May be MOOC suffers from the term course itself, as it really sends a message that it intends to achieve a set of learning outcomes, as traditionally set in a course. It is NOT. It is more than what the course intends to achieve, and much broader than just learning about the “content” of the course. As some of “us” has experienced, it is centered around conversation (not only among entities, but within one’s weak and strong ties, and with ourselves), and use of various media and tools to help us to engage, or to reflect more deeply into what those sizzle (badges, accreditation, certification) means, for the educators, and the learners (educatee?). Such misnomer could send the “wrong message” that MOOC is just a social club too, as there is in fact no one single club owner to direct what others should or shouldn’t do. Those belong to the “kingdom” of business, with centralised vision and mission. MOOC does provide value proposition, just like any business, though these values are based on what each of the “stakeholders” and participants would like to define. And that is what (E)ducation in a new and emergent community (or networks) would likely re-define, its vision, mission, and thus value proposition. Does increasing engagement, attention merely act to add sugar to the river, in order to ease the consumption of it?
May I share the video Why Mobile Learning?
For some people (especially the case examples as shown in the video), they would be looking for access to “quality” information, to help them to think, to reflect upon, to raise a voice, or to learn some basic skills, or to help in solving a problem or making a decision. So, MOOC for the “disadvantaged”, for the “less than abled, not just disabled” and for the less than fortunate (due to lack of access, or their lack of academic or intellectual abilities) could be equally valuable. Have we forgotten these important values for the people in the society? Give them fishes, and they would live for another day, but teach them how to fish, and they could feed for their lives. I don’t know if that could convince the “rich” to bestow more “care” to the poor, but I do think as a Catholic, that is the value that I aspire to, even when I was young.

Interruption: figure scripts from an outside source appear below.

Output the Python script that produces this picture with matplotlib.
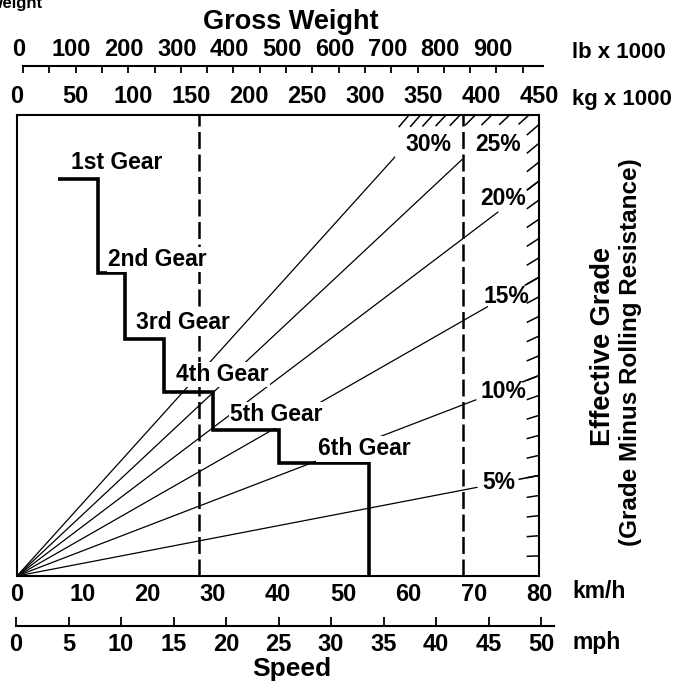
import numpy as np
import matplotlib
matplotlib.use('Agg')
import matplotlib.pyplot as plt
from matplotlib.transforms import ScaledTranslation

plt.rcParams['font.family'] = ['Liberation Sans', 'DejaVu Sans']
plt.rcParams['font.weight'] = 'bold'

FW, FH = 677, 686

# scales (x 1000 for weights)
kg_ticks = list(range(0, 451, 50))
lb_major = list(range(0, 901, 100))
lb_minor = list(range(50, 951, 100))
kmh_ticks = list(range(0, 81, 10))
mph_ticks = list(range(0, 51, 5))

# rimpull chart: gear steps (km/h break points, rimpull per gear)
gear_names = ['1st Gear', '2nd Gear', '3rd Gear', '4th Gear', '5th Gear', '6th Gear']
gear_speed = [6.3, 12.4, 16.6, 22.5, 30.0, 40.2, 53.9]
gear_rimpull = [88.8, 67.6, 53.0, 41.2, 32.7, 25.3]
gear_label_speed = [15.3, 21.5, 25.4, 31.4, 39.8, 53.2]
gear_label_rimpull = [92.4, 70.7, 56.6, 45.0, 36.0, 28.4]

# effective grade lines
grades = [5, 10, 15, 20, 25, 30]
grade_end_kg = [397, 396, 406, 415, 384, 326]
grade_label_kg = [415.5, 419, 421.6, 419, 414.7, 354.3]
grade_label_rimpull = [20.8, 41.2, 62.4, 84.3, 96.4, 96.4]
connector_grades = [5, 10, 15, 20]
connector_start_kg = [433, 436, 438, 440]
scale_grades = list(range(1, 33))

# vertical reference weights
ref_weights_kg = [157, 384.5]

KG_MAX, Y_MAX = 450, 103.0


def rimpull(w, g):
    g = g / 100.0
    return np.asarray(w) * g / np.sqrt(1 + g * g)


def edge_weight(g):
    gg = g / 100.0
    return min(KG_MAX, Y_MAX * np.sqrt(1 + gg * gg) / gg)


def rect(left, top, width, height):
    return [left / FW, (FH - top - height) / FH, width / FW, height / FH]


fig = plt.figure(figsize=(FW / 100, FH / 100), dpi=100)

# main box: weight (kg) horizontally, rimpull vertically
ax = fig.add_axes(rect(17, 115, 522, 461))
ax.set_xlim(0, KG_MAX)
ax.set_ylim(0, Y_MAX)
for s in ax.spines.values():
    s.set_linewidth(1.5)
ax.set_yticks([])
ax.xaxis.tick_top()
ax.set_xticks(kg_ticks)
ax.set_xticklabels([str(t) for t in kg_ticks])
ax.tick_params(axis='x', length=0, pad=5, labelsize=17)

for g, w_end in zip(grades, grade_end_kg):
    w = np.array([0, w_end])
    ax.plot(w, rimpull(w, g), color='black', lw=0.9, solid_capstyle='butt')

for g in scale_grades:
    we = edge_weight(g)
    dw = 10 if we >= KG_MAX else 8.5
    w = np.array([we - dw, we])
    ax.plot(w, rimpull(w, g), color='black', lw=1.1, clip_on=False)

for g, ws in zip(connector_grades, connector_start_kg):
    w = np.array([ws, KG_MAX])
    ax.plot(w, rimpull(w, g), color='black', lw=1.1)

for g, lx, ly in zip(grades, grade_label_kg, grade_label_rimpull):
    ax.text(lx, ly, f'{g}%', ha='center', va='center', fontsize=16.5)

for wk in ref_weights_kg:
    ax.axvline(wk, color='black', lw=1.8, dashes=(6.8, 2.2))

# speed overlay for the gear steps
axs = fig.add_axes(rect(17, 115, 522, 461), frameon=False)
axs.set_xlim(0, 80)
axs.set_ylim(0, Y_MAX)
axs.set_yticks([])
axs.set_xticks(kmh_ticks)
axs.set_xticklabels([str(t) for t in kmh_ticks])
axs.tick_params(axis='x', length=0, pad=5, labelsize=17)

sx = [gear_speed[0]]
sy = [gear_rimpull[0]]
for i, r in enumerate(gear_rimpull):
    sx += [gear_speed[i + 1]]
    sy += [r]
    nxt = gear_rimpull[i + 1] if i + 1 < len(gear_rimpull) else 0
    sx += [gear_speed[i + 1]]
    sy += [nxt]
axs.plot(sx, sy, color='black', lw=2.6, solid_joinstyle='miter', solid_capstyle='butt', zorder=3)

for name, gx, gy in zip(gear_names, gear_label_speed, gear_label_rimpull):
    axs.text(gx, gy, name, ha='center', va='center', fontsize=16.5, zorder=4,
             bbox=dict(facecolor='white', edgecolor='none', pad=1.0))

# lb scale on top
ax_lb = fig.add_axes(rect(23, 66, 520, 0.5))
ax_lb.set_xlim(0, 520 / 0.526)
ax_lb.set_yticks([])
for k in ['left', 'right', 'bottom']:
    ax_lb.spines[k].set_visible(False)
ax_lb.spines['top'].set_linewidth(1.5)
ax_lb.xaxis.tick_top()
ax_lb.set_xticks(lb_major)
ax_lb.set_xticklabels([str(t) for t in lb_major])
ax_lb.set_xticks(lb_minor, minor=True)
ax_lb.tick_params(axis='x', which='both', direction='in', length=5, width=1.3,
                  pad=3.5, labelsize=17)
shift = ScaledTranslation(-4 / 100, 0, fig.dpi_scale_trans)
for lab in ax_lb.get_xticklabels():
    lab.set_transform(lab.get_transform() + shift)

# mph scale at the bottom
ax_mph = fig.add_axes(rect(16, 625.5, 538, 0.5))
ax_mph.set_xlim(0, 50 * 538 / 525)
ax_mph.set_yticks([])
for k in ['left', 'right', 'top']:
    ax_mph.spines[k].set_visible(False)
ax_mph.spines['bottom'].set_linewidth(1.5)
ax_mph.set_xticks(mph_ticks)
ax_mph.set_xticklabels([str(t) for t in mph_ticks])
ax_mph.tick_params(axis='x', direction='in', length=6.5, width=1.3, pad=5, labelsize=17)


def ftext(x, y, s, **kw):
    fig.text(x / FW, 1 - y / FH, s, **kw)


ftext(291, 22, 'Gross Weight', ha='center', va='center', fontsize=19.5)
ftext(572, 52, 'lb x 1000', ha='left', va='center', fontsize=16)
ftext(572, 99, 'kg x 1000', ha='left', va='center', fontsize=16)
ftext(572, 592, 'km/h', ha='left', va='center', fontsize=16.5)
ftext(572, 643, 'mph', ha='left', va='center', fontsize=16.5)
ftext(292, 669, 'Speed', ha='center', va='center', fontsize=19)
ftext(603, 346, 'Effective Grade', ha='center', va='center', rotation=90, fontsize=19.5)
ftext(631, 352, '(Grade Minus Rolling Resistance)', ha='center', va='center',
      rotation=90, fontsize=17.5)
ftext(43, 8, 'Weight', ha='right', va='baseline', fontsize=12)

fig.savefig('out.png', dpi=100)
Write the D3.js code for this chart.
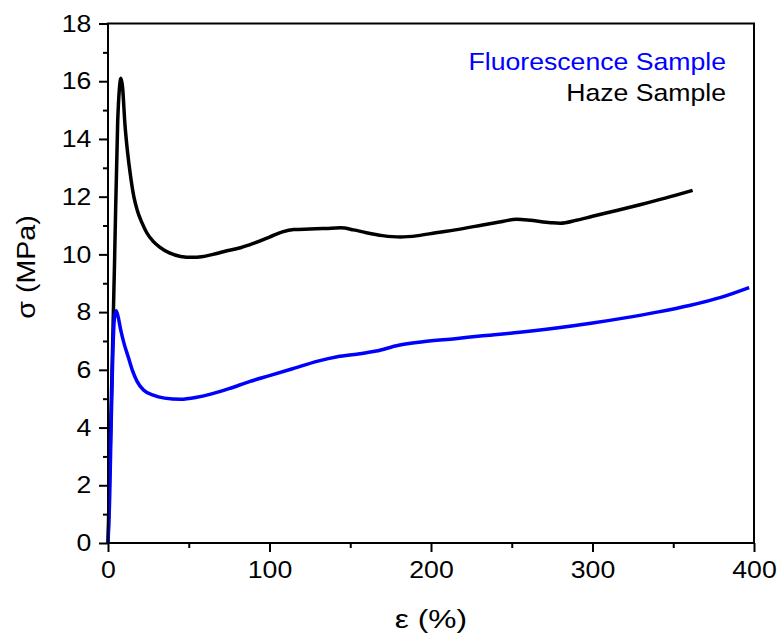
<!DOCTYPE html>
<html>
<head>
<meta charset="utf-8">
<script src="https://cdn.jsdelivr.net/npm/d3@7"></script>
<style>
  body { margin: 0; background: #fff; }
  text { font-family: "Liberation Sans", Arial, sans-serif; }
</style>
</head>
<body>
<div id="chart"></div>
<script>
// strain (%) and stress (MPa)
var hazeStrain = [0, 2, 4, 6, 7, 8, 9, 10.5, 12, 14, 16, 18, 21, 24, 28, 32, 38, 45, 52, 58, 65, 72, 82, 90, 100, 108, 115, 125, 135, 144, 152, 160, 170, 181, 192, 203, 215, 232, 245, 253, 262, 274, 280, 290, 300, 315, 330, 345, 362]
var hazeStress = [0, 4.8, 9.6, 14.6, 15.7, 16.1, 15.8, 14.5, 13.6, 12.7, 12.0, 11.55, 11.1, 10.75, 10.45, 10.25, 10.05, 9.93, 9.9, 9.92, 10.0, 10.1, 10.23, 10.38, 10.6, 10.78, 10.86, 10.88, 10.9, 10.92, 10.85, 10.75, 10.65, 10.6, 10.65, 10.75, 10.85, 11.02, 11.15, 11.22, 11.18, 11.1, 11.08, 11.18, 11.32, 11.52, 11.73, 11.95, 12.22]

var fluorStrain = [0, 1, 2, 3, 4, 5, 6, 8, 10, 12.5, 15, 18, 22, 28, 35, 45, 55, 63, 75, 88, 100, 115, 130, 142, 155, 166, 180, 195, 215, 232, 255, 274, 300, 320, 340, 360, 380, 397]
var fluorStress = [0, 1.5, 4.2, 6.6, 7.8, 8.05, 7.9, 7.35, 6.9, 6.45, 6.0, 5.6, 5.3, 5.12, 5.02, 4.98, 5.05, 5.15, 5.35, 5.6, 5.8, 6.05, 6.3, 6.45, 6.55, 6.65, 6.85, 6.97, 7.08, 7.18, 7.3, 7.42, 7.62, 7.8, 8.0, 8.23, 8.52, 8.85]

var xTicks = [0, 100, 200, 300, 400]
var xMinor = [50, 150, 250, 350]
var yTicks = [0, 2, 4, 6, 8, 10, 12, 14, 16, 18]
var yMinor = [1, 3, 5, 7, 9, 11, 13, 15, 17]

var seriesNames = ["Fluorescence Sample", "Haze Sample"]
var seriesColors = ["#0000ff", "#000000"]

// the text in the picture is a bit wider than the font gives
var stretch = 1.11

// set the dimensions and margins of the graph
var margin = {top: 23.5, right: 27, bottom: 95, left: 108},
    width = 781 - margin.left - margin.right,
    height = 638 - margin.top - margin.bottom;

var svg = d3.select("#chart")
  .append("svg")
    .attr("width", 781)
    .attr("height", 638)
  .append("g")
    .attr("transform", "translate(" + margin.left + "," + margin.top + ")");

var x = d3.scaleLinear().domain([0, 400]).range([0, width]);
var y = d3.scaleLinear().domain([0, 18]).range([height, 0]);

// curves
var line = d3.line()
    .x(function(d) { return x(d[0]); })
    .y(function(d) { return y(d[1]); })
    .curve(d3.curveMonotoneX);

var fluor = d3.zip(fluorStrain, fluorStress)
var haze = d3.zip(hazeStrain, hazeStress)

svg.append("path")
  .datum(haze)
  .attr("fill", "none")
  .attr("stroke", seriesColors[1])
  .attr("stroke-width", 3.5)
  .attr("stroke-linejoin", "round")
  .attr("d", line);

svg.append("path")
  .datum(fluor)
  .attr("fill", "none")
  .attr("stroke", seriesColors[0])
  .attr("stroke-width", 3.5)
  .attr("stroke-linejoin", "round")
  .attr("d", line);

// frame
svg.append("rect")
  .attr("x", 0).attr("y", 0)
  .attr("width", width).attr("height", height)
  .attr("fill", "none")
  .attr("stroke", "#000")
  .attr("stroke-width", 2);

// X axis
svg.append("g")
  .attr("transform", "translate(0," + height + ")")
  .call(d3.axisBottom(x).tickValues(xTicks).tickSize(9).tickPadding(9).tickSizeOuter(0));
svg.append("g")
  .attr("transform", "translate(0," + height + ")")
  .call(d3.axisBottom(x).tickValues(xMinor).tickSize(5).tickFormat("").tickSizeOuter(0));

// Y axis
svg.append("g")
  .call(d3.axisLeft(y).tickValues(yTicks).tickSize(9).tickPadding(6).tickSizeOuter(0));
svg.append("g")
  .call(d3.axisLeft(y).tickValues(yMinor).tickSize(5).tickFormat("").tickSizeOuter(0));

svg.selectAll(".domain").remove();
svg.selectAll(".tick line").attr("stroke", "#000").attr("stroke-width", 2);
svg.selectAll(".tick text")
  .attr("fill", "#000")
  .attr("transform", "scale(" + stretch + ",1)")
  .style("font-size", "24px")
  .style("font-family", "'Liberation Sans', Arial, sans-serif");

// axis titles
svg.append("text")
  .attr("transform", "translate(" + (431 - margin.left) + "," + (628 - margin.top) + ") scale(1.22,1)")
  .attr("text-anchor", "middle")
  .style("font-size", "26px")
  .text("ε (%)");

svg.append("text")
  .attr("transform", "translate(" + (35 - margin.left) + "," + (267 - margin.top) + ") rotate(-90) scale(1.1,1)")
  .attr("text-anchor", "middle")
  .style("font-size", "26px")
  .text("σ (MPa)");

// legend
svg.selectAll(".legend")
  .data(seriesNames)
  .enter()
  .append("text")
  .attr("class", "legend")
  .attr("transform", function(d, i) {
    return "translate(" + (726 - margin.left) + "," + (70 - margin.top + i * 31) + ") scale(" + stretch + ",1)";
  })
  .attr("text-anchor", "end")
  .attr("fill", function(d, i) { return seriesColors[i]; })
  .style("font-size", "24px")
  .text(function(d) { return d; });
</script>
</body>
</html>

It could be about leveraging technology, to get a certificate (recognition), to make a living (as an educator, or an entrepreneur), and each profession could add values to others or society on a different scale, in a different way.
In summary, I could see the challenge of the “course”, in this MOOC, but I reckon it’s the values that MOOC could bring along that is more important, as that might be the catalyst for awareness, in education, and in its transformation, within us, for us.